For studio use, keep the signal path simple. Use known-good Thunderbolt cables of appropriate length, avoid unnecessary adapters, and be cautious about chaining storage, docks, and displays with the same controller path as the interface. It can work, but it depends on the exact hardware and usage pattern.
Expansion planning matters too. If you need UAD processing, high-speed external storage, video I/O, and a Thunderbolt audio interface, the platform should be selected around that full picture. Adding those pieces later without considering PCIe lane usage and controller behavior is how stable systems become unpredictable ones.

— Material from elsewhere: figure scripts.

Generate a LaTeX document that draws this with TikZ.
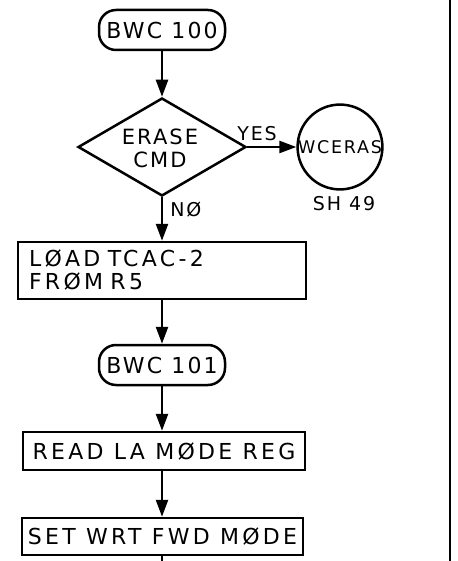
\documentclass[tikz,border=0pt]{standalone}
\usepackage{fontspec}
\setmainfont{DejaVu Sans}
\newfontfamily\handfont[LetterSpace=10]{DejaVu Sans}
\newfontfamily\boxfont[LetterSpace=15]{DejaVu Sans}
\usetikzlibrary{shapes.geometric, positioning, arrows.meta}
\tikzset{
	->,
	>={Triangle[length=17pt,width=12pt]},
}

\begin{document}
\begin{tikzpicture}[
    x=1pt,
    y=-1pt,
    line width=2.5pt,
    term/.style={draw, rounded corners=17pt, minimum width=126pt, minimum height=40pt, inner sep=0pt, font=\handfont\fontsize{22}{24}\selectfont},
    box/.style={draw, inner xsep=4pt, inner ysep=0pt, font=\boxfont\fontsize{22}{23}\selectfont},
    dec/.style={draw, diamond, minimum width=168pt, minimum height=98pt, inner sep=0pt},
    conn/.style={draw, circle, minimum size=84pt, inner sep=0pt, font=\handfont\fontsize{17.5}{20}\selectfont},
    txt/.style={font=\handfont\fontsize{21}{23}\selectfont, align=center},
    lbl/.style={font=\handfont\fontsize{19}{20}\selectfont, inner sep=1pt}
]
\useasboundingbox (0,0) rectangle (457,561);

% --- Nodes ---
\node[term] (bwc100) at (162,30) {BWC 100};
\node[dec] (erase) at (162,147) {};
\node[txt] (erasetxt) at (160,148) {ERASE\\CMD};
\node[conn] (wceras) at (340,147) {WCERAS};
\node[lbl] (sheet) at (344,204) {SH 49};
\node[box, inner xsep=11pt, text width=266pt, align=left, minimum height=57pt] (load) at (162,270.5) {LØAD TCAC-2\\FRØM R5};
\node[term] (bwc101) at (162,365) {BWC 101};
\node[box, minimum width=282pt, minimum height=38pt] (read) at (164,451) {READ LA MØDE REG};
\node[box, minimum width=281pt, minimum height=37pt] (set) at (162.5,536.5) {SET WRT FWD MØDE};
\coordinate (exit) at (162,561);

% --- Flow ---
\draw (bwc100) -- (erase);
\draw (erase.east) -- node[lbl, above=4pt, pos=0.2] (yes) {YES} (wceras.west);
\draw (erase.south) -- node[lbl, right=6pt, pos=0.28] (no) {NØ} (load.north);
\draw (load) -- (bwc101);
\draw (bwc101) -- (bwc101 |- read.north);
\draw (read.south -| bwc101) -- (set.north -| bwc101);
\draw[-] (set.south -| bwc101) -- (exit);

% --- Sheet border ---
\draw[-] (450,0) -- (450,561);
\end{tikzpicture}
\end{document}
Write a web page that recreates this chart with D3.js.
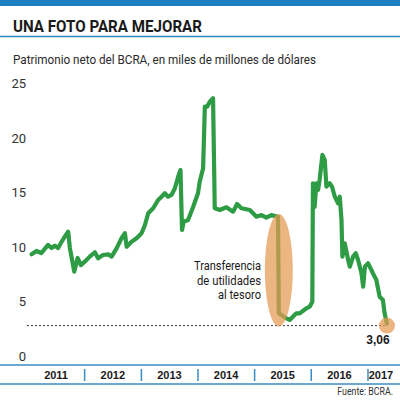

Why pre-validated builds save time
A lot of creators can assemble parts. Far fewer want to spend days verifying BIOS revisions, testing firmware combinations, managing driver versions, and troubleshooting edge-case Thunderbolt behavior. That is the hidden cost of a self-built workstation.
For professional use, a validated system has real value because it removes uncertainty before the machine ever reaches the studio. PCAudioLabs approaches this the way production users need it approached – as a complete workstation problem, not a pile of compatible-looking parts. That distinction matters when your interface, DAW, plugins, and deadlines all need to coexist without drama.
The best Thunderbolt audio PC setup is the one you can trust
There is no single best Thunderbolt build for everyone. The right system depends on the interface, DAW, session size, latency target, and expansion needs. But the common thread is simple: Thunderbolt audio on Windows works best when the platform is chosen and configured as a tested production environment, not a generic high-performance PC.
If your machine is for serious recording, mixing, composition, or post work, trust should be the goal. Fast is useful. Quiet is important. Expandable is helpful. But a system that shows up every day, recognizes the interface correctly, runs the session cleanly, and stays out of your way is the one that earns its place in the studio.